### [WHAT NEEDS TO BE DONE]
Transcribe everything in the data word for word. Pictures are left out.

### [TASK MATERIAL]
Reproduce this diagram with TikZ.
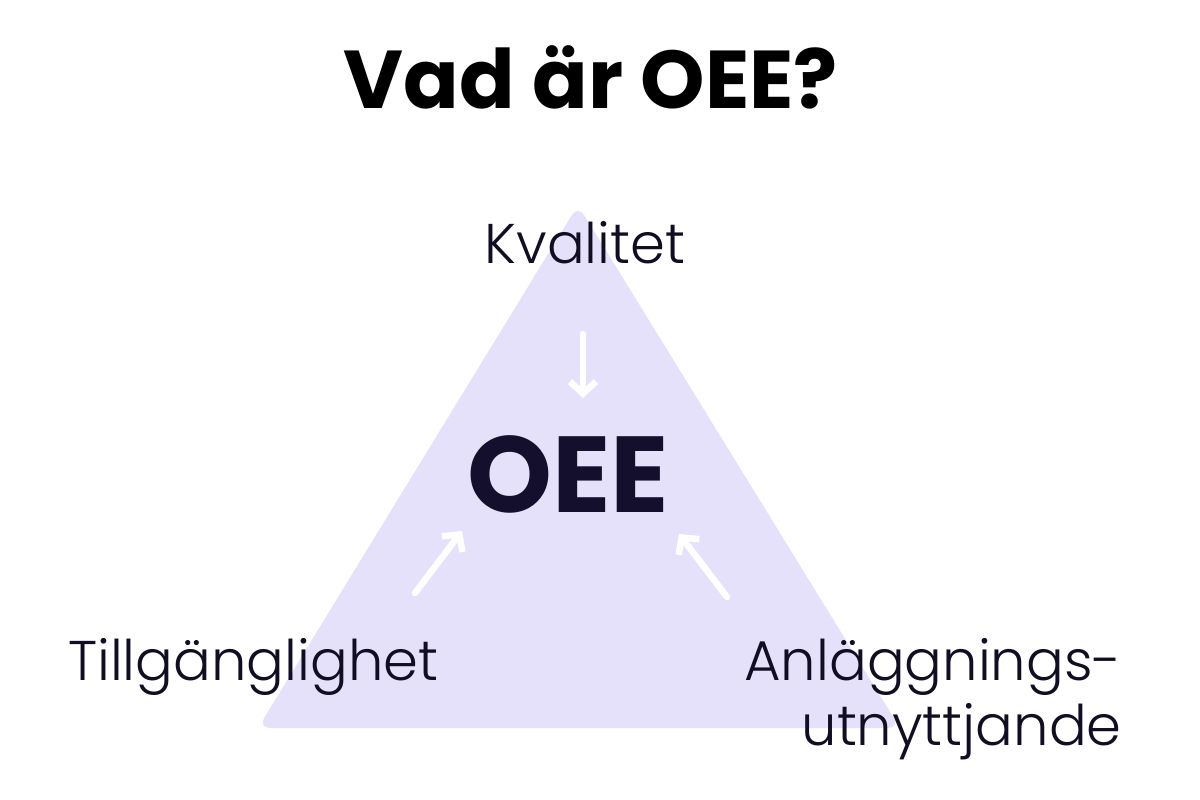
\documentclass[tikz,border=0pt]{standalone}
\usepackage{fontspec}
\setmainfont{Poppins}[UprightFont=* Light, BoldFont=* SemiBold]
\newfontfamily\titlefont{Poppins}[UprightFont=* Bold]
\usetikzlibrary{arrows.meta}
\definecolor{tri}{HTML}{E6E1FB}
\definecolor{ink}{HTML}{110D22}
\definecolor{oeeink}{HTML}{150F2E}
\tikzset{
  lbl/.style={font=\fontsize{56}{62}\selectfont, text=ink, inner sep=0pt},
  wharrow/.style={draw=white, line width=6.5pt, line cap=round,
    -{Straight Barb[length=12pt,width=26pt,line width=6.5pt]}}
}
\begin{document}
\begin{tikzpicture}[x=1pt,y=-1pt]
\useasboundingbox[fill=white] (0,0) rectangle (1200,800);
\fill[tri, rounded corners=12pt] (578,205) -- (900,728) -- (258,728) -- cycle;
\node[font=\titlefont\fontsize{82}{88}\selectfont, anchor=base, inner sep=0pt] (title) at (591,108) {Vad är OEE?};
\node[font=\titlefont\fontsize{108}{114}\selectfont, text=oeeink, anchor=base, inner sep=0pt] (oee) at (568,512) {OEE};
\node[lbl, anchor=base] (kval) at (585,263) {Kvalitet};
\node[lbl, anchor=base west] (till) at (68,680) {Tillgänglighet};
\node[lbl, anchor=base east] (anl) at (1122,680) {Anläggnings-};
\node[lbl, anchor=base east] (utn) at (1122,745) {utnyttjande};
\coordinate (a1s) at (583,334);
\coordinate (a1e) at (583,398);
\coordinate (a2s) at (415,593);
\coordinate (a2e) at (462,531);
\coordinate (a3s) at (727,597);
\coordinate (a3e) at (679,534);
\draw[wharrow] (a1s) -- (a1e);
\draw[wharrow] (a2s) -- (a2e);
\draw[wharrow] (a3s) -- (a3e);
\end{tikzpicture}
\end{document}
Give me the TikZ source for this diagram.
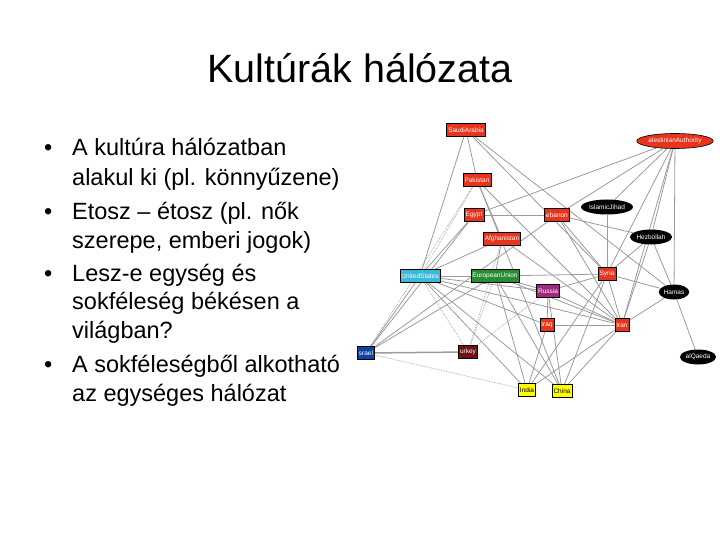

### [EXERCISE OUTPUT]
Reproduce this diagram with TikZ.
\documentclass[tikz,border=0pt]{standalone}
\usepackage{fontspec}
\setmainfont{Poppins}[UprightFont=* Light, BoldFont=* SemiBold]
\newfontfamily\titlefont{Poppins}[UprightFont=* Bold]
\usetikzlibrary{arrows.meta}
\definecolor{tri}{HTML}{E6E1FB}
\definecolor{ink}{HTML}{110D22}
\definecolor{oeeink}{HTML}{150F2E}
\tikzset{
  lbl/.style={font=\fontsize{56}{62}\selectfont, text=ink, inner sep=0pt},
  wharrow/.style={draw=white, line width=6.5pt, line cap=round,
    -{Straight Barb[length=12pt,width=26pt,line width=6.5pt]}}
}
\begin{document}
\begin{tikzpicture}[x=1pt,y=-1pt]
\useasboundingbox[fill=white] (0,0) rectangle (1200,800);
\fill[tri, rounded corners=12pt] (578,205) -- (900,728) -- (258,728) -- cycle;
\node[font=\titlefont\fontsize{82}{88}\selectfont, anchor=base, inner sep=0pt] (title) at (591,108) {Vad är OEE?};
\node[font=\titlefont\fontsize{108}{114}\selectfont, text=oeeink, anchor=base, inner sep=0pt] (oee) at (568,512) {OEE};
\node[lbl, anchor=base] (kval) at (585,263) {Kvalitet};
\node[lbl, anchor=base west] (till) at (68,680) {Tillgänglighet};
\node[lbl, anchor=base east] (anl) at (1122,680) {Anläggnings-};
\node[lbl, anchor=base east] (utn) at (1122,745) {utnyttjande};
\coordinate (a1s) at (583,334);
\coordinate (a1e) at (583,398);
\coordinate (a2s) at (415,593);
\coordinate (a2e) at (462,531);
\coordinate (a3s) at (727,597);
\coordinate (a3e) at (679,534);
\draw[wharrow] (a1s) -- (a1e);
\draw[wharrow] (a2s) -- (a2e);
\draw[wharrow] (a3s) -- (a3e);
\end{tikzpicture}
\end{document}
Give me the TikZ source for this diagram.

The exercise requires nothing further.